I want to be in control of my destiny and I want to win, I don't want to suffer and I don't want to be a slave and yet I already am both of the latter things and I know that I will continue to be that in the negative hierarchy but at the very least I will have done something rather than wait endlessly for something to change or pray towards the all knowing Creator for something positive to happen in my life. I really wish there was a way to do all that in the positive way but I have never seen that.
Faith is a kind of blind thing that no matter what happens you believe that the Creator has your best interests at heart. I can not and do not want to live that way. For me that is the way of endless and mostly pointless suffering. I have lost my faith in that and I don't want to participate any longer in that pointless suffering. I see it every day and most here do too. Good things happen to bad people and bad things to good people. Almost seems like a rule. I know that from the STO-side of things up there in heaven the angels say that the true riches lie in suffering but I never saw it that way. STS at least uses that pain to establish more control and STO sees it as a way to learn about the distortions of man and nature. In essence both paths are essentially one and the same but I fear that is too much for my 3d density mind to understand with this being the density of choice.
I have thought about the possibilty of being a wanderer. I have gone trough the questionaire in Carlas Book but I am still unsure. I think that that choice where one stand will reveal itself in the heart and for now I have made mine. I wonder what it feels like for the other people here? Have any of you ever felt the way I have and what came of it?
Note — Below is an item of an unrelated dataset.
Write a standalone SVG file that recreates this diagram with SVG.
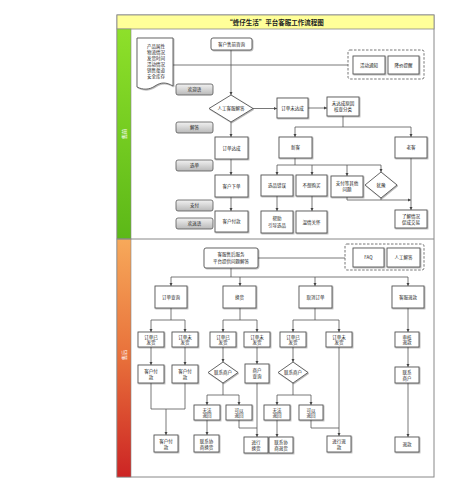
<svg xmlns="http://www.w3.org/2000/svg" width="456" height="500" viewBox="0 0 456 500">
<defs>
<linearGradient id="gGreen" x1="0" y1="0" x2="0" y2="1"><stop offset="0" stop-color="#8ee02a"/><stop offset="1" stop-color="#5cb818"/></linearGradient>
<linearGradient id="gRed" x1="0" y1="0" x2="0" y2="1"><stop offset="0" stop-color="#f7a95a"/><stop offset="0.5" stop-color="#e8703a"/><stop offset="1" stop-color="#cc2424"/></linearGradient>
<linearGradient id="gBtn" x1="0" y1="0" x2="0" y2="1"><stop offset="0" stop-color="#f2f2f2"/><stop offset="1" stop-color="#b8b8b8"/></linearGradient>
<marker id="ar" viewBox="0 0 6 6" refX="6" refY="3" markerWidth="4" markerHeight="4" orient="auto"><path d="M0,0 L6,3 L0,6 Z" fill="#444"/></marker>
<filter id="sh" x="-10%" y="-10%" width="130%" height="140%"><feDropShadow dx="0.8" dy="0.8" stdDeviation="0.4" flood-color="#000" flood-opacity="0.35"/></filter>
</defs>
<style>
.b{fill:#fff;stroke:#555;stroke-width:0.9;filter:url(#sh)}
.r{fill:#fff;stroke:#555;stroke-width:0.9;filter:url(#sh)}
.btn{fill:url(#gBtn);stroke:#555;stroke-width:0.8}
.dg{fill:none;stroke:#666;stroke-width:0.9;stroke-dasharray:2.5,1.5}
.t{font-family:"Noto Sans CJK SC","Noto Sans",sans-serif;font-size:4.5px;fill:#222;text-anchor:middle}
.c{fill:none;stroke:#555;stroke-width:0.8}
.a{marker-end:url(#ar)}
.lane{font-family:"Noto Sans CJK SC",sans-serif;font-size:5px;fill:#fff;text-anchor:middle}
</style>
<rect x="117" y="15" width="317" height="462" fill="#fff" stroke="#888" stroke-width="1"/>
<rect x="117" y="15" width="317" height="14" fill="#ffff99" stroke="#888" stroke-width="0.8"/>
<text x="275" y="25" font-family="Noto Sans CJK SC,sans-serif" font-size="6.5" font-weight="bold" fill="#222" text-anchor="middle">“蜂仔生活”平台客服工作流程图</text>
<g id="lane-pre"><rect x="117" y="29" width="14" height="210" fill="url(#gGreen)" stroke="#888" stroke-width="0.6"/><text class="lane" transform="translate(125.5,134) rotate(-90)">售前</text></g>
<g id="lane-post"><rect x="117" y="239" width="14" height="238" fill="url(#gRed)" stroke="#888" stroke-width="0.6"/><text class="lane" transform="translate(125.5,355) rotate(-90)">售后</text></g>
<line x1="117" y1="239" x2="434" y2="239" stroke="#888" stroke-width="1"/>

<g id="connectors">
<path class="c" d="M173,65 H348"/>
<path class="c a" d="M231,50 V95"/>
<path class="c a" d="M253,108.5 H277"/>
<path class="c a" d="M308,108 H327"/>
<path class="c" d="M343,116 V127 M295,127 H411"/>
<path class="c a" d="M295,127 V137"/>
<path class="c a" d="M411,127 V137"/>
<path class="c a" d="M231,122 V137"/>
<path class="c a" d="M231,159 V175"/>
<path class="c a" d="M231,197 V211"/>
<path class="c" d="M295,158 V165 M277,165 H381"/>
<path class="c a" d="M277,165 V175"/>
<path class="c a" d="M312,165 V175"/>
<path class="c a" d="M347,165 V176"/>
<path class="c a" d="M381,165 V172"/>
<path class="c a" d="M347,197 V200 H411"/>
<path class="c" d="M381,198 V200"/>
<path class="c a" d="M411,158 V210"/>
<path class="c a" d="M277,196 V211"/>
<path class="c a" d="M312,196 V211"/>

<path class="c" d="M258,258 H345"/>
<path class="c" d="M231,268 V277 M171,277 H408"/>
<path class="c a" d="M171,277 V286"/>
<path class="c a" d="M240,277 V286"/>
<path class="c a" d="M315,277 V286"/>
<path class="c a" d="M408,277 V286"/>

<path class="c" d="M171,308 V320 M151,320 H185"/>
<path class="c a" d="M151,320 V332"/>
<path class="c a" d="M185,320 V332"/>
<path class="c a" d="M151,347 V365"/>
<path class="c a" d="M185,347 V365"/>
<path class="c" d="M151,383 V409 H185 V383"/>
<path class="c a" d="M166,409 V435"/>

<path class="c" d="M240,308 V320 M223,320 H257"/>
<path class="c a" d="M223,320 V332"/>
<path class="c a" d="M257,320 V332"/>
<path class="c a" d="M223,347 V362"/>
<path class="c a" d="M257,347 V364"/>
<path class="c" d="M223,383 V395 M207,395 H239"/>
<path class="c a" d="M207,395 V405"/>
<path class="c a" d="M239,395 V405"/>
<path class="c a" d="M207,420 V435"/>
<path class="c" d="M239,420 V428 H257"/>
<path class="c a" d="M257,383 V437"/>

<path class="c" d="M315,308 V320 M293,320 H339"/>
<path class="c a" d="M293,320 V332"/>
<path class="c a" d="M339,320 V332"/>
<path class="c a" d="M293,347 V362"/>
<path class="c" d="M293,383 V395 M277,395 H311"/>
<path class="c a" d="M277,395 V405"/>
<path class="c a" d="M311,395 V405"/>
<path class="c a" d="M277,420 V437"/>
<path class="c" d="M311,420 V428 H339"/>
<path class="c a" d="M339,347 V436"/>

<path class="c a" d="M408,308 V332"/>
<path class="c a" d="M408,347 V367"/>
<path class="c a" d="M408,383 V437"/>
</g>

<g id="doc"><path d="M137,38 H173 V86 C166,82 161,82 155,86 C149,90 143,90 137,87 Z" fill="#fff" stroke="#555" stroke-width="0.9" filter="url(#sh)"/>
<text class="t" x="156" y="48">产品属性</text><text class="t" x="156" y="54">物流情况</text><text class="t" x="156" y="60">发货时间</text><text class="t" x="156" y="66">活动情况</text><text class="t" x="156" y="72">销售渠道</text><text class="t" x="156" y="78">安全库存</text></g>
<g id="pre-consult"><rect class="r" x="211" y="38" width="41" height="12" rx="2"/><text class="t" x="231.5" y="45.6">客户售前咨询</text></g>
<g id="notify-group"><rect class="dg" x="348" y="50" width="76" height="29" rx="2"/>
<rect class="b" x="353" y="56" width="32" height="18"/><text class="t" x="369" y="66.5">活动通知</text>
<rect class="b" x="388" y="56" width="31" height="18"/><text class="t" x="403.5" y="66.5">降价提醒</text></g>
<g id="btn1"><rect class="btn" x="176" y="84" width="37" height="11" rx="2"/><text class="t" x="194.5" y="91">欢迎语</text></g>
<g id="btn2"><rect class="btn" x="176" y="122" width="37" height="11" rx="2"/><text class="t" x="194.5" y="129">解答</text></g>
<g id="btn3"><rect class="btn" x="176" y="160" width="37" height="11" rx="2"/><text class="t" x="194.5" y="167">选单</text></g>
<g id="btn4"><rect class="btn" x="176" y="200" width="37" height="11" rx="2"/><text class="t" x="194.5" y="207">支付</text></g>
<g id="btn5"><rect class="btn" x="176" y="218" width="37" height="11" rx="2"/><text class="t" x="194.5" y="225">欢送语</text></g>
<g id="d-answer"><polygon class="b" points="231,95 253,108.5 231,122 209,108.5"/><text class="t" x="231" y="110.2">人工客服解答</text></g>
<g id="order-fail"><rect class="b" x="277" y="98" width="31" height="20"/><text class="t" x="292.5" y="109.6">订单未达成</text></g>
<g id="reason"><rect class="b" x="327" y="97" width="32" height="19"/><text class="t" x="343" y="105">未达成原因</text><text class="t" x="343" y="111">核查分类</text></g>
<g id="order-ok"><rect class="b" x="215" y="137" width="33" height="22"/><text class="t" x="231.5" y="149.6">订单达成</text></g>
<g id="place"><rect class="b" x="215" y="175" width="33" height="22"/><text class="t" x="231.5" y="187.6">客户下单</text></g>
<g id="pay1"><rect class="b" x="215" y="211" width="33" height="21"/><text class="t" x="231.5" y="223">客户付款</text></g>
<g id="new"><rect class="b" x="279" y="137" width="33" height="21"/><text class="t" x="295.5" y="149">新客</text></g>
<g id="old"><rect class="b" x="395" y="137" width="32" height="21"/><text class="t" x="411" y="149">老客</text></g>
<g id="wrong"><rect class="b" x="261" y="175" width="32" height="21"/><text class="t" x="277" y="187">选品错误</text></g>
<g id="nobuy"><rect class="b" x="296" y="175" width="31" height="21"/><text class="t" x="311.5" y="187">不想购买</text></g>
<g id="payissue"><rect class="b" x="331" y="176" width="32" height="21"/><text class="t" x="347" y="185">支付等其他</text><text class="t" x="347" y="191">问题</text></g>
<g id="d-hesitate"><polygon class="b" points="381,172 397,185 381,198 365,185"/><text class="t" x="381" y="186.6">犹豫</text></g>
<g id="help"><rect class="b" x="261" y="211" width="32" height="22"/><text class="t" x="277" y="220">帮助</text><text class="t" x="277" y="226.5">引导选品</text></g>
<g id="care"><rect class="b" x="296" y="211" width="31" height="22"/><text class="t" x="311.5" y="223.6">温情关怀</text></g>
<g id="deal"><rect class="b" x="395" y="210" width="32" height="18"/><text class="t" x="411" y="217.5">了解情况</text><text class="t" x="411" y="223.5">促成交易</text></g>

<g id="post-service"><rect class="r" x="204" y="248" width="54" height="20" rx="2"/><text class="t" x="231" y="256">客服售后服务</text><text class="t" x="231" y="262.5">平台提供问题解答</text></g>
<g id="faq-group"><rect class="dg" x="345" y="244" width="79" height="26" rx="2"/>
<rect class="b" x="353" y="248" width="31" height="19"/><text class="t" x="368.5" y="259">FAQ</text>
<rect class="b" x="387" y="248" width="33" height="19"/><text class="t" x="403.5" y="259">人工解答</text></g>
<g id="query"><rect class="b" x="155" y="286" width="32" height="22"/><text class="t" x="171" y="298.6">订单查询</text></g>
<g id="exchange"><rect class="b" x="223" y="286" width="33" height="22"/><text class="t" x="239.5" y="298.6">换货</text></g>
<g id="cancel"><rect class="b" x="299" y="286" width="33" height="22"/><text class="t" x="315.5" y="298.6">取消订单</text></g>
<g id="refund"><rect class="b" x="392" y="286" width="32" height="22"/><text class="t" x="408" y="298.6">客服退款</text></g>

<g id="q-shipped"><rect class="b" x="138" y="332" width="26" height="15"/><text class="t" x="151" y="338.5">订单已</text><text class="t" x="151" y="344">发货</text></g>
<g id="q-unshipped"><rect class="b" x="172" y="332" width="26" height="15"/><text class="t" x="185" y="338.5">订单未</text><text class="t" x="185" y="344">发货</text></g>
<g id="q-pay1"><rect class="b" x="138" y="365" width="26" height="18"/><text class="t" x="151" y="373">客户付</text><text class="t" x="151" y="379">款</text></g>
<g id="q-pay2"><rect class="b" x="172" y="365" width="26" height="18"/><text class="t" x="185" y="373">客户付</text><text class="t" x="185" y="379">款</text></g>
<g id="q-pay3"><rect class="b" x="154" y="435" width="24" height="17"/><text class="t" x="166" y="442.5">客户付</text><text class="t" x="166" y="448.5">款</text></g>

<g id="e-shipped"><rect class="b" x="210" y="332" width="26" height="15"/><text class="t" x="223" y="338.5">订单已</text><text class="t" x="223" y="344">发货</text></g>
<g id="e-unshipped"><rect class="b" x="244" y="332" width="26" height="15"/><text class="t" x="257" y="338.5">订单未</text><text class="t" x="257" y="344">发货</text></g>
<g id="e-contact"><polygon class="b" points="223,362 238,372.5 223,383 208,372.5"/><text class="t" x="223" y="374">联系商户</text></g>
<g id="e-merchant"><rect class="b" x="245" y="364" width="24" height="19"/><text class="t" x="257" y="372">商户</text><text class="t" x="257" y="378">查询</text></g>
<g id="e-no"><rect class="b" x="194" y="405" width="26" height="15"/><text class="t" x="207" y="411.5">无法</text><text class="t" x="207" y="417">退回</text></g>
<g id="e-yes"><rect class="b" x="226" y="405" width="26" height="15"/><text class="t" x="239" y="411.5">可以</text><text class="t" x="239" y="417">退回</text></g>
<g id="e-nego"><rect class="b" x="194" y="435" width="25" height="17"/><text class="t" x="206.5" y="442.5">联系协</text><text class="t" x="206.5" y="448.5">商换货</text></g>
<g id="e-do"><rect class="b" x="244" y="437" width="24" height="16"/><text class="t" x="256" y="444">进行</text><text class="t" x="256" y="450">换货</text></g>

<g id="c-shipped"><rect class="b" x="280" y="332" width="26" height="15"/><text class="t" x="293" y="338.5">订单已</text><text class="t" x="293" y="344">发货</text></g>
<g id="c-unshipped"><rect class="b" x="326" y="332" width="26" height="15"/><text class="t" x="339" y="338.5">订单未</text><text class="t" x="339" y="344">发货</text></g>
<g id="c-contact"><polygon class="b" points="293,362 308,372.5 293,383 278,372.5"/><text class="t" x="293" y="374">联系商户</text></g>
<g id="c-no"><rect class="b" x="264" y="405" width="26" height="15"/><text class="t" x="277" y="411.5">无法</text><text class="t" x="277" y="417">退回</text></g>
<g id="c-yes"><rect class="b" x="299" y="405" width="24" height="15"/><text class="t" x="311" y="411.5">可以</text><text class="t" x="311" y="417">退回</text></g>
<g id="c-nego"><rect class="b" x="269" y="437" width="24" height="16"/><text class="t" x="281" y="444">联系协</text><text class="t" x="281" y="450">商退货</text></g>
<g id="c-do"><rect class="b" x="327" y="436" width="24" height="16"/><text class="t" x="339" y="443">进行退</text><text class="t" x="339" y="449">款</text></g>

<g id="r-audit"><rect class="b" x="395" y="332" width="24" height="15"/><text class="t" x="407" y="338.5">审核</text><text class="t" x="407" y="344">退款</text></g>
<g id="r-contact"><rect class="b" x="395" y="367" width="24" height="16"/><text class="t" x="407" y="374">联系</text><text class="t" x="407" y="380">商户</text></g>
<g id="r-refund"><rect class="b" x="395" y="437" width="24" height="15"/><text class="t" x="407" y="446">退款</text></g>
</svg>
In a way I envy most people here. If you knew how easy it is nowadays to penetrate the veil you would have all done so already. I know Ra said that it is harder on the positive path at first but with the bans being lifted it is increasingly getting easier. Not to mention the etheric wave of energy that is already here waiting to be used. ( The cassiopeans mentioned that). I have so much negative emotions, thoughts and feelings in me from years and years of suffering it is just easier to embrace that instead of doing a full reverse. That's what I believe. The irony is I believed I was on positive path without realizing I was becoming more and more the opposite. I became extremely depressed when I realized it and tried to change but I know its too late now.
If you take a really close look at Hitlers and Khans life you will see a lot of interesting things. The worst monsters are not born, they are made.